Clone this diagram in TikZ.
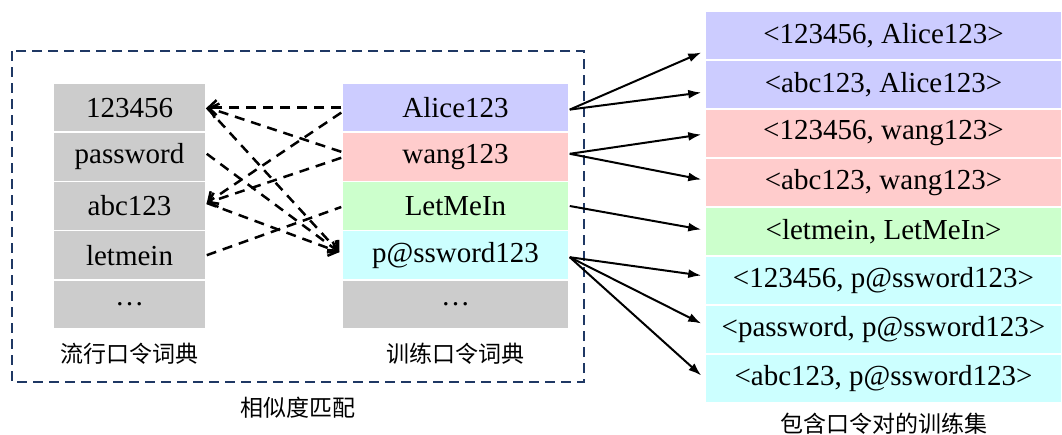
\documentclass[tikz,border=0pt]{standalone}
\usepackage{fontspec}
\setmainfont{Liberation Serif}
\newfontfamily\cjk{Noto Sans CJK SC}
\usetikzlibrary{arrows.meta}
\definecolor{cblue}{RGB}{204,204,255}
\definecolor{cpink}{RGB}{255,204,204}
\definecolor{cgreen}{RGB}{204,255,204}
\definecolor{ccyan}{RGB}{204,255,255}
\definecolor{cgray}{RGB}{204,204,204}
\definecolor{navy}{RGB}{31,56,100}
\begin{document}
\begin{tikzpicture}[x=1pt,y=-1pt,
  cell/.style={draw=white,line width=1.5pt,inner sep=0pt,font=\fontsize{29}{31}\selectfont},
  lcell/.style={cell,minimum width=153pt,minimum height=49.2pt},
  tcell/.style={cell,minimum width=227pt,minimum height=49.2pt},
  rcell/.style={cell,minimum width=357pt,minimum height=49pt},
  dictlabel/.style={font=\cjk\fontsize{23}{25}\selectfont,inner sep=0pt},
  match/.style={line width=2.5pt,dash pattern=on 10pt off 7pt,-{Straight Barb[length=8pt,width=15pt,line width=2.5pt]}},
  nomatch/.style={line width=2.5pt,dash pattern=on 10pt off 7pt},
  gen/.style={line width=2pt,-{Latex[length=13pt,width=9pt]}}
]
\useasboundingbox (0,0) rectangle (1062,434);
% outer dashed box
\draw[navy,line width=1.5pt,dash pattern=on 10pt off 6pt] (12,51) rectangle (584,382);
% popular dictionary
\node[lcell,fill=cgray] (p1) at (129.5,107.6) {123456};
\node[lcell,fill=cgray] (p2) at (129.5,156.8) {password};
\node[lcell,fill=cgray] (p3) at (129.5,206.0) {abc123};
\node[lcell,fill=cgray] (p4) at (129.5,255.2) {letmein};
\node[lcell,fill=cgray] (p5) at (129.5,304.4) {…};
\node[dictlabel] (plab) at (129.5,354) {流行口令词典};
% training dictionary
\node[tcell,fill=cblue] (t1) at (455.5,107.6) {Alice123};
\node[tcell,fill=cpink] (t2) at (455.5,156.8) {wang123};
\node[tcell,fill=cgreen] (t3) at (455.5,206.0) {LetMeIn};
\node[tcell,fill=ccyan] (t4) at (455.5,255.2) {p@ssword123};
\node[tcell,fill=cgray] (t5) at (455.5,304.4) {…};
\node[dictlabel] (tlab) at (455.5,354) {训练口令词典};
\node[dictlabel] (slab) at (298,408) {相似度匹配};
% training set
\node[rcell,fill=cblue] (r1) at (883.5,35.5) {<123456, Alice123>};
\node[rcell,fill=cblue] (r2) at (883.5,84.5) {<abc123, Alice123>};
\node[rcell,fill=cpink] (r3) at (883.5,133.5) {<123456, wang123>};
\node[rcell,fill=cpink] (r4) at (883.5,182.5) {<abc123, wang123>};
\node[rcell,fill=cgreen] (r5) at (883.5,231.5) {<letmein, LetMeIn>};
\node[rcell,fill=ccyan] (r6) at (883.5,280.5) {<123456, p@ssword123>};
\node[rcell,fill=ccyan] (r7) at (883.5,329.5) {<password, p@ssword123>};
\node[rcell,fill=ccyan] (r8) at (883.5,378.5) {<abc123, p@ssword123>};
\node[dictlabel] (rlab) at (883.5,424) {包含口令对的训练集};
% similarity matching (dashed)
\draw[match] (t1.west) -- (p1.east);
\draw[match] ([yshift=5pt]t2.west) -- ([xshift=1pt]p1.east);
\draw[match] ([yshift=-5pt]t1.west) -- ([yshift=3pt]p3.east);
\draw[match] ([yshift=-1pt]t2.west) -- ([yshift=3pt]p3.east);
\draw[match] (p1.east) -- ([xshift=-2pt,yshift=3pt]t4.west);
\draw[match] ([yshift=3pt]p2.east) -- ([xshift=-2pt,yshift=3pt]t4.west);
\draw[match] ([yshift=3pt]p3.east) -- ([xshift=-2pt,yshift=3pt]t4.west);
\draw[nomatch] (p4.east) -- ([yshift=-1pt]t3.west);
% generation of training pairs
\draw[gen] ([yshift=-2pt]t1.east) -- ([xshift=-3pt,yshift=-17pt]r1.west);
\draw[gen] ([yshift=-2pt]t1.east) -- ([xshift=-3pt,yshift=-8pt]r2.west);
\draw[gen] ([yshift=3pt]t2.east) -- ([xshift=-3pt,yshift=-1pt]r3.west);
\draw[gen] ([yshift=3pt]t2.east) -- ([xshift=-3pt,yshift=3pt]r4.west);
\draw[gen] (t3.east) -- ([xshift=-3pt,yshift=2pt]r5.west);
\draw[gen] ([yshift=-2pt]t4.east) -- ([xshift=-3pt,yshift=5pt]r6.west);
\draw[gen] ([yshift=-2pt]t4.east) -- ([xshift=-3pt,yshift=6pt]r7.west);
\draw[gen] ([yshift=-2pt]t4.east) -- ([xshift=-3pt,yshift=3pt]r8.west);
\end{tikzpicture}
\end{document}
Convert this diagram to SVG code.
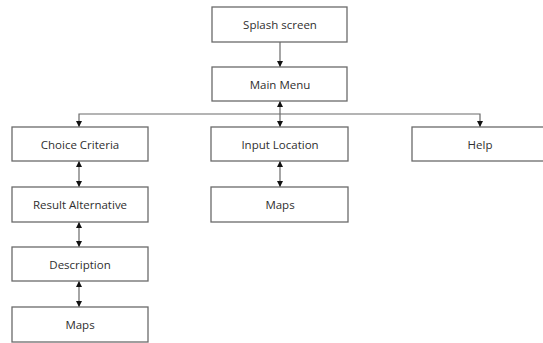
<svg xmlns="http://www.w3.org/2000/svg" width="543" height="343" viewBox="0 0 543 343">
<defs>
<marker id="ah" viewBox="0 0 10 10" refX="10" refY="5" markerWidth="6" markerHeight="7" markerUnits="userSpaceOnUse" orient="auto-start-reverse">
<path d="M0,0 L10,5 L0,10 Z" fill="#111"/>
</marker>
<style>
.box{fill:#fff;stroke:#6a6a6a;stroke-width:1.3}
.lbl{font-family:"Open Sans","Liberation Sans",sans-serif;font-size:11.5px;font-weight:500;fill:#2f2f2f;text-anchor:middle;dominant-baseline:central}
.c{fill:none;stroke:#6a6a6a;stroke-width:1.2}
</style>
</defs>
<rect width="543" height="343" fill="#fff"/>
<g id="connectors">
<line class="c" x1="280" y1="42" x2="280" y2="67" marker-end="url(#ah)"/>
<line class="c" x1="280" y1="101" x2="280" y2="127" marker-start="url(#ah)" marker-end="url(#ah)"/>
<polyline class="c" points="79,127 79,114 480,114 480,127" marker-start="url(#ah)" marker-end="url(#ah)"/>
<line class="c" x1="79" y1="161" x2="79" y2="187" marker-start="url(#ah)" marker-end="url(#ah)"/>
<line class="c" x1="79" y1="222" x2="79" y2="247" marker-start="url(#ah)" marker-end="url(#ah)"/>
<line class="c" x1="79" y1="281" x2="79" y2="307" marker-start="url(#ah)" marker-end="url(#ah)"/>
<line class="c" x1="280" y1="161" x2="280" y2="187" marker-start="url(#ah)" marker-end="url(#ah)"/>
</g>
<g id="splash"><rect class="box" x="212" y="7" width="135" height="35"/><text class="lbl" x="280" y="24.5">Splash screen</text></g>
<g id="mainmenu"><rect class="box" x="212" y="67" width="135" height="34"/><text class="lbl" x="280" y="84">Main Menu</text></g>
<g id="choice"><rect class="box" x="12" y="127" width="136" height="34"/><text class="lbl" x="80" y="144">Choice Criteria</text></g>
<g id="result"><rect class="box" x="12" y="187" width="136" height="35"/><text class="lbl" x="80" y="204.5">Result Alternative</text></g>
<g id="description"><rect class="box" x="12" y="247" width="136" height="34"/><text class="lbl" x="80" y="264">Description</text></g>
<g id="maps1"><rect class="box" x="12" y="307" width="136" height="35"/><text class="lbl" x="80" y="324.5">Maps</text></g>
<g id="input"><rect class="box" x="211" y="127" width="137" height="34"/><text class="lbl" x="280" y="144">Input Location</text></g>
<g id="maps2"><rect class="box" x="211" y="187" width="137" height="35"/><text class="lbl" x="280" y="204.5">Maps</text></g>
<g id="help"><rect class="box" x="412" y="127" width="136" height="34"/><text class="lbl" x="480" y="144">Help</text></g>
</svg>
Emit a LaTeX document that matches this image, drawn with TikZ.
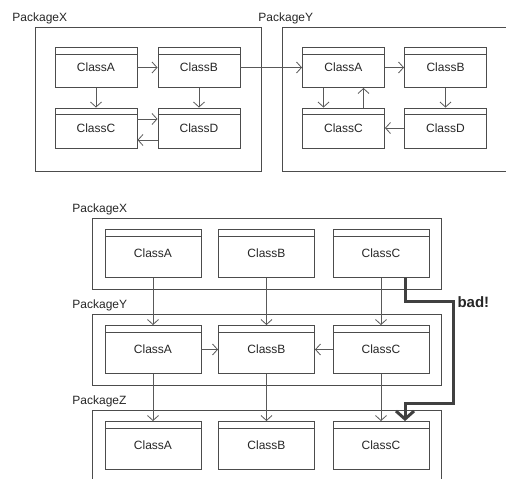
\documentclass[tikz,border=0pt]{standalone}
\usepackage{fontspec}
\setmainfont{Liberation Sans}
\usetikzlibrary{arrows.meta}
\begin{document}
\begin{tikzpicture}[x=1pt,y=-1pt,
  line width=0.9pt,
  every node/.style={text=black!85},
  frame/.style={draw=black!70,line width=0.9pt,inner sep=0pt},
  pkgname/.style={anchor=base west,inner sep=0pt,font=\fontsize{12}{14}\selectfont},
  cls/.style={draw=black!70,inner sep=0pt,font=\fontsize{12}{14}\selectfont,
    path picture={\draw[black!70,line width=0.9pt]
      ([yshift=-6.5pt]path picture bounding box.north west) --
      ([yshift=-6.5pt]path picture bounding box.north east);}},
  small/.style={cls,minimum width=82pt,minimum height=40pt,text depth=-2pt},
  big/.style={cls,minimum width=96pt,minimum height=48pt,text depth=-2pt},
  dep/.style={draw=black!65,line width=0.8pt,-{Straight Barb[length=5pt,width=11pt]}},
  bad/.style={draw=black!75,line width=3pt,-{Straight Barb[length=8pt,width=18pt]}}]
\useasboundingbox (0,0) rectangle (506,479);
\clip (0,0) rectangle (506,479);

% top : two packages side by side
\node[frame,minimum width=226pt,minimum height=144pt] (pkgX) at (148,99) {};
\node[frame,minimum width=228pt,minimum height=144pt] (pkgY) at (396,99) {};
\node[pkgname] (lblX) at (12,21) {PackageX};
\node[pkgname] (lblY) at (258,21) {PackageY};

\node[small] (xA) at (96,67.5) {ClassA};
\node[small] (xB) at (199,67.5) {ClassB};
\node[small] (xC) at (96,128) {ClassC};
\node[small] (xD) at (199,128) {ClassD};

\node[small] (yA) at (343.5,67.5) {ClassA};
\node[small] (yB) at (445.5,67.5) {ClassB};
\node[small] (yC) at (343.5,128) {ClassC};
\node[small] (yD) at (445.5,128) {ClassD};

\draw[dep] (xA) -- (xB);
\draw[dep] (xA) -- (xC);
\draw[dep] (xB) -- (xD);
\draw[dep] ([yshift=9pt]xC.east) -- ([yshift=9pt]xD.west);
\draw[dep] ([yshift=-12pt]xD.west) -- ([yshift=-12pt]xC.east);
\draw[dep] (xB) -- (yA);

\draw[dep] (yA) -- (yB);
\draw[dep] ([xshift=-20pt]yA.south) -- ([xshift=-20pt]yC.north);
\draw[dep] ([xshift=20pt]yC.north) -- ([xshift=20pt]yA.south);
\draw[dep] (yB) -- (yD);
\draw[dep] (yD) -- (yC);

% bottom : three layers
\node[frame,minimum width=349pt,minimum height=71pt] (pX) at (266.5,253.5) {};
\node[frame,minimum width=349pt,minimum height=71pt] (pY) at (266.5,349.5) {};
\node[frame,minimum width=349pt,minimum height=90pt] (pZ) at (266.5,455) {};
\node[pkgname] (lblpX) at (72,212) {PackageX};
\node[pkgname] (lblpY) at (72,308) {PackageY};
\node[pkgname] (lblpZ) at (72,404) {PackageZ};

\node[big] (pxA) at (153,253.5) {ClassA};
\node[big] (pxB) at (266.5,253.5) {ClassB};
\node[big] (pxC) at (381,253.5) {ClassC};
\node[big] (pyA) at (153,349.5) {ClassA};
\node[big] (pyB) at (266.5,349.5) {ClassB};
\node[big] (pyC) at (381,349.5) {ClassC};
\node[big] (pzA) at (153,445.5) {ClassA};
\node[big] (pzB) at (266.5,445.5) {ClassB};
\node[big] (pzC) at (381,445.5) {ClassC};

\draw[dep] (pxA) -- (pyA);
\draw[dep] (pxB) -- (pyB);
\draw[dep] (pxC) -- (pyC);
\draw[dep] (pyA) -- (pyB);
\draw[dep] (pyC) -- (pyB);
\draw[dep] (pyA) -- (pzA);
\draw[dep] (pyB) -- (pzB);
\draw[dep] (pyC) -- (pzC);

\draw[bad] ([xshift=24pt]pxC.south) -- ++(0,24) -- ++(48,0)
  node[right,inner sep=3pt,font=\fontsize{15}{17}\selectfont\bfseries] (badlbl) {bad!}
  -- ++(0,102) -- ++(-48,0) -- ([xshift=24pt]pzC.north);
\end{tikzpicture}
\end{document}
------
=== The request ===
Reply with the number of lines in the material above that contain "this", and nothing more.

=== Reply to the exercise ===
3